KUKAR: Rapat Koordinasi Satgas Penertiban Kawasan Hutan (Satgas PKH) kembali digelar Pemerintah Kabupaten Kutai Kartanegara pada Senin, 20 Oktober 2025, di Ruang Eksekutif Kantor Bupati Kukar.
Pertemuan tersebut menjadi ajang untuk menyatukan langkah antara pemerintah daerah, aparat penegak hukum, dan lembaga teknis dalam menghadapi persoalan pelik pengelolaan kawasan hutan dan lahan yang semakin kompleks.
Dalam rapat itu, hadir sejumlah pejabat penting, di antaranya Kapolres Kukar AKBP Khairul Basyar, Sekretaris Daerah Kukar Sunggono, Ketua Satgas Penataan Kawasan Hutan Febri, serta perwakilan berbagai instansi terkait.
Selama diskusi berlangsung, para peserta membahas tumpang tindih kewenangan antara pemerintah pusat dan daerah yang sering menjadi pemicu ketidakteraturan pengelolaan lahan, serta meningkatnya potensi konflik di lapangan akibat perbedaan izin dan status kawasan.
Kapolres Kukar AKBP Khairul Basyar menyoroti munculnya berbagai laporan konflik horizontal di sejumlah wilayah yang berkaitan dengan aktivitas masyarakat di kawasan hutan.
“Kami menerima banyak laporan, bukan hanya soal kebun masyarakat, tetapi juga aktivitas di kawasan HTI (Hutan Tanaman Industri) dan hutan lindung. Masyarakat membuka lahan sawit di kawasan yang sebenarnya memiliki izin lain. Ini yang perlu kami tangani bersama,” terang Kapolres.
Ia menekankan bahwa penyelesaian masalah tersebut memerlukan koordinasi lintas lembaga agar proses penegakan hukum tidak menimbulkan ketegangan sosial di masyarakat.
“Kami akan berkoordinasi dengan Satgas dan pemerintah daerah untuk mencari solusi bersama agar penegakan aturan tetap berjalan tanpa memicu gesekan sosial,” tambahnya.
Sementara itu, Sekretaris Daerah Kukar Sunggono menyoroti keterbatasan kewenangan pemerintah kabupaten dalam mengelola sumber daya alam di wilayahnya sendiri.
Menurutnya, setelah sejumlah regulasi baru diberlakukan, ruang gerak pemerintah daerah semakin menyempit.
“Kewenangan kami kini sangat terbatas.
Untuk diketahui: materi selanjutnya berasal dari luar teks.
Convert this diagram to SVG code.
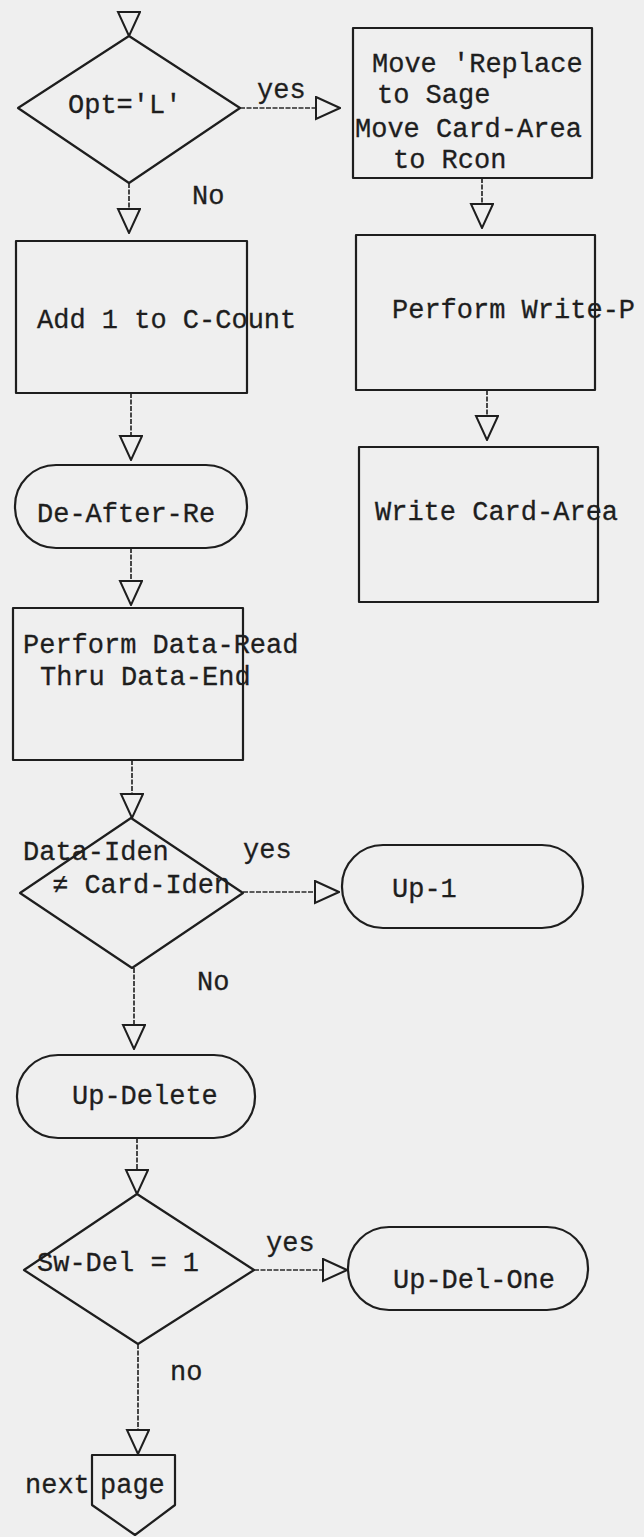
<svg xmlns="http://www.w3.org/2000/svg" width="644" height="1537" viewBox="0 0 644 1537">
<style>
.bg{fill:#efefef}
.sh{fill:none;stroke:#1e1e1e;stroke-width:2.2;stroke-linejoin:round}
.t{font-family:"Liberation Mono","DejaVu Sans Mono",monospace;font-size:27px;fill:#1e1e1e;stroke:#1e1e1e;stroke-width:0.3}
.c{fill:none;stroke:#2a2a2a;stroke-width:1.7;stroke-dasharray:5 1.5;marker-end:url(#tri)}
</style>
<defs>
<marker id="tri" markerUnits="userSpaceOnUse" markerWidth="26" markerHeight="26" viewBox="-1 -1 26 26" refX="24" refY="11" orient="auto">
<path d="M0,0 L24,11 L0,22 Z" fill="#efefef" stroke="#1e1e1e" stroke-width="2"/>
</marker>
</defs>
<rect class="bg" x="0" y="0" width="644" height="1537"/>
<g id="connectors">
<path class="c" d="M129,13 L129,36"/>
<path class="c" d="M240,108 L340,108"/>
<path class="c" d="M129,183 L129,233"/>
<path class="c" d="M482,178 L482,228"/>
<path class="c" d="M487,390 L487,440"/>
<path class="c" d="M131,393 L131,460"/>
<path class="c" d="M131,548 L131,605"/>
<path class="c" d="M132,760 L132,818"/>
<path class="c" d="M243,892 L339,892"/>
<path class="c" d="M134,968 L134,1049"/>
<path class="c" d="M137,1138 L137,1194"/>
<path class="c" d="M254,1270 L347,1270"/>
<path class="c" d="M138,1344 L138,1454"/>
<text class="t" x="257" y="98">yes</text>
<text class="t" x="192" y="204">No</text>
<text class="t" x="243" y="858">yes</text>
<text class="t" x="197" y="990">No</text>
<text class="t" x="266" y="1251">yes</text>
<text class="t" x="170" y="1380">no</text>
</g>
<g id="dec-opt">
<polygon class="sh" points="129,36 240,108 129,183 18,108"/>
<text class="t" x="68" y="113">Opt='L'</text>
</g>
<g id="box-move">
<rect class="sh" x="353" y="28" width="239" height="150"/>
<text class="t" x="372" y="72">Move 'Replace</text>
<text class="t" x="377" y="103">to Sage</text>
<text class="t" x="355" y="137">Move Card-Area</text>
<text class="t" x="393" y="168">to Rcon</text>
</g>
<g id="box-perform-write">
<rect class="sh" x="356" y="235" width="239" height="155"/>
<text class="t" x="392" y="318">Perform Write-P</text>
</g>
<g id="box-write-card">
<rect class="sh" x="359" y="447" width="239" height="155"/>
<text class="t" x="375" y="520">Write Card-Area</text>
</g>
<g id="box-add">
<rect class="sh" x="16" y="241" width="231" height="152"/>
<text class="t" x="37" y="328">Add 1 to C-Count</text>
</g>
<g id="term-de-after">
<rect class="sh" x="15" y="465" width="232" height="83" rx="41" ry="41"/>
<text class="t" x="37" y="522">De-After-Re</text>
</g>
<g id="box-perform-data">
<rect class="sh" x="13" y="608" width="230" height="152"/>
<text class="t" x="23" y="653">Perform Data-Read</text>
<text class="t" x="40" y="685">Thru Data-End</text>
</g>
<g id="dec-iden">
<polygon class="sh" points="131,818 243,893 132,968 20,893"/>
<text class="t" x="23" y="860">Data-Iden</text>
<text class="t" x="52" y="893">≠ Card-Iden</text>
</g>
<g id="term-up1">
<rect class="sh" x="342" y="845" width="241" height="83" rx="41" ry="41"/>
<text class="t" x="392" y="897">Up-1</text>
</g>
<g id="term-up-delete">
<rect class="sh" x="17" y="1055" width="238" height="83" rx="41" ry="41"/>
<text class="t" x="72" y="1104">Up-Delete</text>
</g>
<g id="dec-swdel">
<polygon class="sh" points="137,1194 254,1270 138,1344 24,1270"/>
<text class="t" x="37" y="1271">Sw-Del = 1</text>
</g>
<g id="term-up-del-one">
<rect class="sh" x="348" y="1227" width="240" height="83" rx="41" ry="41"/>
<text class="t" x="393" y="1288">Up-Del-One</text>
</g>
<g id="offpage">
<polygon class="sh" points="92,1455 175,1455 175,1505 135,1535 92,1505"/>
<text class="t" x="25" y="1493">next</text>
<text class="t" x="100" y="1493">page</text>
</g>
</svg>
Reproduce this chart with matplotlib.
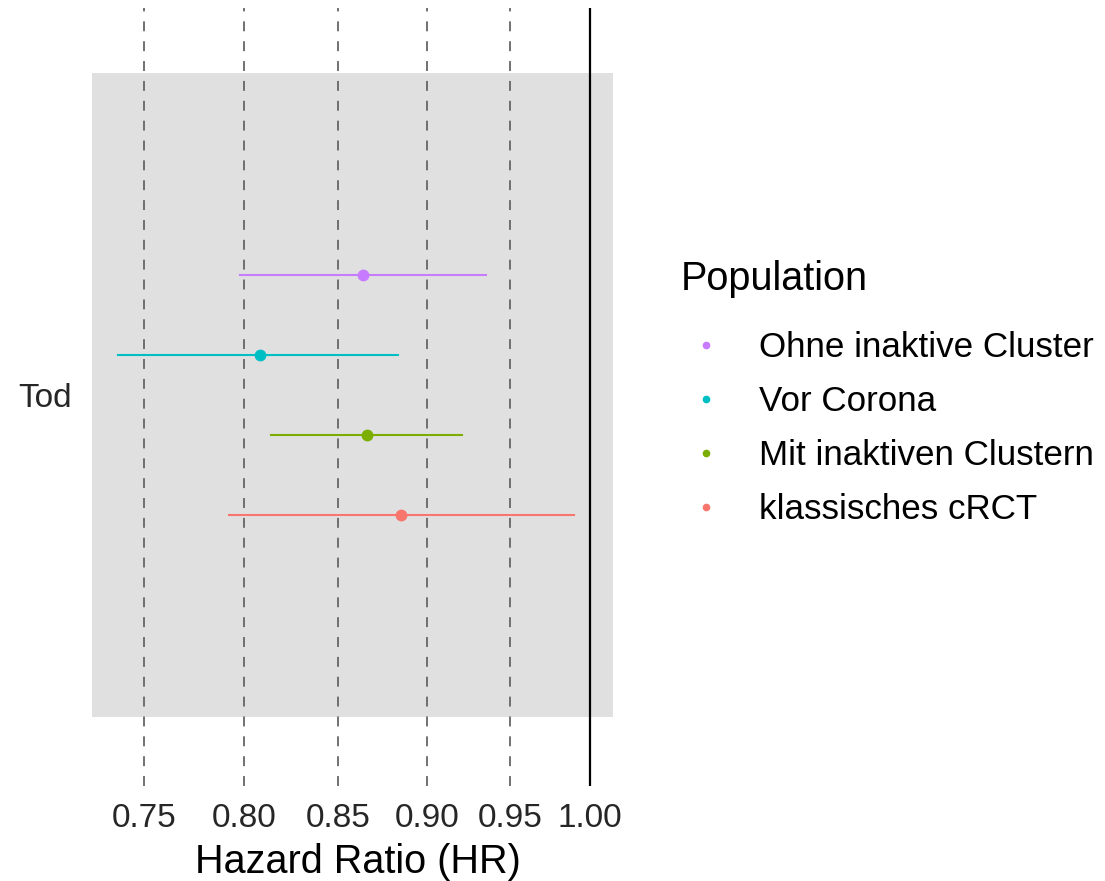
import matplotlib
matplotlib.use("Agg")
import matplotlib.pyplot as plt
from matplotlib.lines import Line2D

plt.rcParams['font.family'] = ['Liberation Sans', 'DejaVu Sans']

# forest plot data (outcome "Tod"), bottom to top
populations = ["klassisches cRCT", "Mit inaktiven Clustern", "Vor Corona", "Ohne inaktive Cluster"]
hr = [0.885, 0.866, 0.808, 0.864]
ci_low = [0.792, 0.814, 0.7375, 0.798]
ci_high = [0.990, 0.921, 0.8835, 0.935]
colors = ["#F8766D", "#7CAE00", "#00BFC4", "#C77CFF"]
dodge = [-0.3, -0.1, 0.1, 0.3]

outcome = "Tod"
ref_lines = [0.75, 0.80, 0.85, 0.90, 0.95]
tick_values = [0.75, 0.80, 0.85, 0.90, 0.95, 1.00]
tick_labels = ["0.75", "0.80", "0.85", "0.90", "0.95", "1.00"]

W, H = 1105, 881
fig = plt.figure(figsize=(W / 100, H / 100), dpi=100)
ax = fig.add_axes([76 / W, 1 - 786 / H, (639 - 76) / W, (786 - 8) / H])
ax.set_xscale("log")
ax.set_xlim(0.7178, 1.0321)
ax.set_ylim(0.0225, 1.9675)

# grey band behind the estimates
ax.axvspan(0.7252, 1.015, ymin=(0.195 - 0.0225) / 1.945, ymax=(1.805 - 0.0225) / 1.945,
           color="#e0e0e0", lw=0, zorder=0)
for v in ref_lines:
    ax.axvline(v, color="#666666", lw=1.3, ls=(0, (5.5, 5.5)), zorder=1)
ax.axvline(1.0, color="black", lw=1.6, zorder=1)

for i in range(len(populations)):
    y = 1 + dodge[i]
    ax.plot([ci_low[i], ci_high[i]], [y, y], color=colors[i], lw=1.5, zorder=2)
    ax.plot(hr[i], y, "o", color=colors[i], ms=7.5, zorder=3)

for s in ax.spines.values():
    s.set_visible(False)
ax.set_xticks(tick_values)
ax.set_xticklabels(tick_labels)
ax.xaxis.set_minor_locator(plt.NullLocator())
ax.set_yticks([1])
ax.set_yticklabels([outcome])
ax.tick_params(length=0, labelsize=24, colors="#262626")
ax.tick_params(axis="x", pad=12)
ax.tick_params(axis="y", pad=3)
ax.set_xlabel("Hazard Ratio (HR)", fontsize=28.5, labelpad=7)

handles = [Line2D([], [], ls="", marker="o", ms=4.5, color=colors[i]) for i in range(len(populations))][::-1]
leg = fig.legend(handles, populations[::-1], title="Population", loc="upper left",
                 bbox_to_anchor=(681 / W, 1 - 260 / H), frameon=False, fontsize=25.2,
                 title_fontsize=28.5, handlelength=1.43, handletextpad=0.8,
                 labelspacing=0.6, borderaxespad=0, borderpad=0)
leg._legend_box.align = "left"
leg._legend_box.sep = 24

fig.savefig("out.png", dpi=100)
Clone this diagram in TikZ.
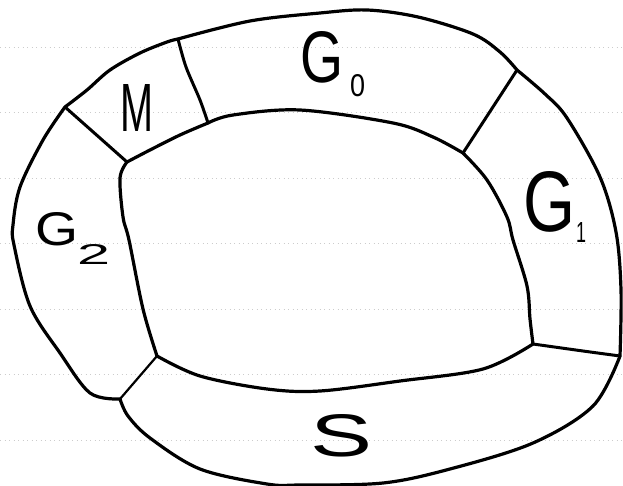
\documentclass[tikz,border=0pt]{standalone}
\usepackage{fontspec}
\usepackage{graphicx}
\setmainfont{Liberation Sans}
\tikzset{
  paperline/.style={gray!40, line width=0.6pt, dash pattern=on 1pt off 3.5pt},
  outline/.style={black, line width=3.2pt, line join=round, line cap=round},
  divider/.style={black, line width=3pt, line cap=round},
  thindivider/.style={black, line width=2.2pt, line cap=round},
  letter/.style={inner sep=0pt, outer sep=0pt, anchor=base west, text=black}
}
\begin{document}
\begin{tikzpicture}[x=1pt, y=-1pt]
\useasboundingbox (0,0) rectangle (623,486);
\fill[white] (0,0) rectangle (623,486);
% notebook paper lines
\foreach \yy in {47,112.5,178,243.5,309,374.5,440}
  \draw[paperline] (0,\yy) -- (623,\yy);
% corners of the outer boundary
\coordinate (oMG0) at (178,39);
\coordinate (oG0G1) at (517,70);
\coordinate (oG1S) at (620,356);
\coordinate (oSG2) at (120,399);
\coordinate (oMG2) at (65,107);
% corners of the inner boundary
\coordinate (iMG0) at (208,123);
\coordinate (iG0G1) at (463,153);
\coordinate (iG1S) at (533,344);
\coordinate (iSG2) at (157,356);
\coordinate (iMG2) at (127,162);
% outer boundary
\draw[outline]
  plot[smooth, tension=0.55] coordinates {(oMG0) (250,21) (320,13) (367,10) (418,17) (473,34) (500,52) (oG0G1)}
  -- plot[smooth, tension=0.55] coordinates {(oG0G1) (545,94) (567,118) (600,177) (616,232) (621,290) (oG1S)}
  -- plot[smooth, tension=0.55] coordinates {(oG1S) (593,406) (533,443) (450,469) (383,483) (300,485) (267,484) (200,469) (150,438) (128,416) (oSG2)}
  -- plot[smooth, tension=0.55] coordinates {(oSG2) (90,393) (60,353) (30,306) (14,245) (13,225) (20,187) (43,140) (oMG2)}
  -- plot[smooth, tension=0.55] coordinates {(oMG2) (87,90) (110,70) (140,53) (167,42) (oMG0)};
% inner boundary
\draw[outline]
  plot[smooth, tension=0.55] coordinates {(iMG2) (150,150) (180,135) (iMG0)}
  -- plot[smooth, tension=0.55] coordinates {(iMG0) (233,115) (300,110) (393,123) (433,137) (iG0G1)}
  -- plot[smooth, tension=0.55] coordinates {(iG0G1) (487,180) (507,217) (513,240) (527,286) (530,319) (iG1S)}
  -- plot[smooth, tension=0.55] coordinates {(iG1S) (483,369) (400,381) (320,391) (267,389) (200,376) (iSG2)}
  -- plot[smooth, tension=0.55] coordinates {(iSG2) (143,309) (129,240) (123,217) (120,178) (iMG2)};
% dividers
\draw[divider] (oMG2) -- (iMG2);
\draw[divider] plot[smooth] coordinates {(oMG0) (186,67) (200,100) (iMG0)};
\draw[divider] (oG0G1) -- (iG0G1);
\draw[divider] plot[smooth] coordinates {(iG1S) (583,351) (oG1S)};
\draw[thindivider] (iSG2) -- (oSG2);
% labels
\node[letter] (labM) at (120,132) {\resizebox{33pt}{47pt}{M}};
\node[letter] (labG0) at (300,83) {\resizebox{43pt}{51pt}{G}\hspace{7pt}\raisebox{-14pt}{\resizebox{15pt}{22pt}{0}}};
\node[letter] (labG1) at (523,232) {\resizebox{52pt}{60pt}{G}\hspace{1pt}\raisebox{-10pt}{\resizebox{10pt}{20pt}{1}}};
\node[letter] (labG2) at (35,245) {\resizebox{43pt}{33pt}{G}\hspace{-1pt}\raisebox{-20pt}{\resizebox{33pt}{20pt}{2}}};
\node[letter] (labS) at (310,456) {\resizebox{62pt}{42pt}{S}};
\end{tikzpicture}
\end{document}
Contohnya di bidang pertambangan Minerba, kami tidak punya kewenangan apa pun lagi, padahal kegiatan tambang masih berjalan di daerah kami,” tegasnya.
Sunggono menggambarkan kondisi tersebut sebagai situasi yang membuat pemerintah daerah hanya dapat bertindak reaktif terhadap masalah yang sudah terjadi.
“Kami seperti hanya bisa memadamkan api ketika masalah muncul, tanpa memiliki kendali penuh terhadap kebijakan,” ujarnya.
Ia berharap pemerintah pusat dapat meninjau ulang regulasi yang mengatur pengelolaan sumber daya agar daerah kembali memiliki ruang menentukan arah kebijakan di wilayahnya.
Lebih lanjut, Sunggono juga mengungkap persoalan lain yang kerap muncul, yakni penerbitan izin perkebunan dan Hak Guna Usaha (HGU) tanpa rekomendasi dari pemerintah daerah.
“Ada HGU yang bahkan mencaplok fasum dan fasos karena proses administrasinya diabaikan. Ini harus dievaluasi bersama,” kata Sunggono.
Dari sisi kebijakan nasional, Ketua Satgas Penataan Kawasan Hutan Febri menjelaskan bahwa kegiatan penertiban kawasan hutan merupakan bagian dari program besar pemerintah pusat untuk menata ulang pemanfaatan lahan agar sesuai dengan peruntukannya.
“Kami ingin proses ini berjalan sejuk, tanpa konflik, dan memberi kepastian hukum bagi masyarakat serta pelaku usaha. Presiden menekankan bahwa penertiban dilakukan demi kebaikan bersama,” sebut Febri.
Rapat koordinasi ini menjadi momentum penting bagi Pemerintah Kabupaten Kutai Kartanegara untuk memperkuat sinergi lintas lembaga di tengah kompleksitas pengaturan kawasan hutan.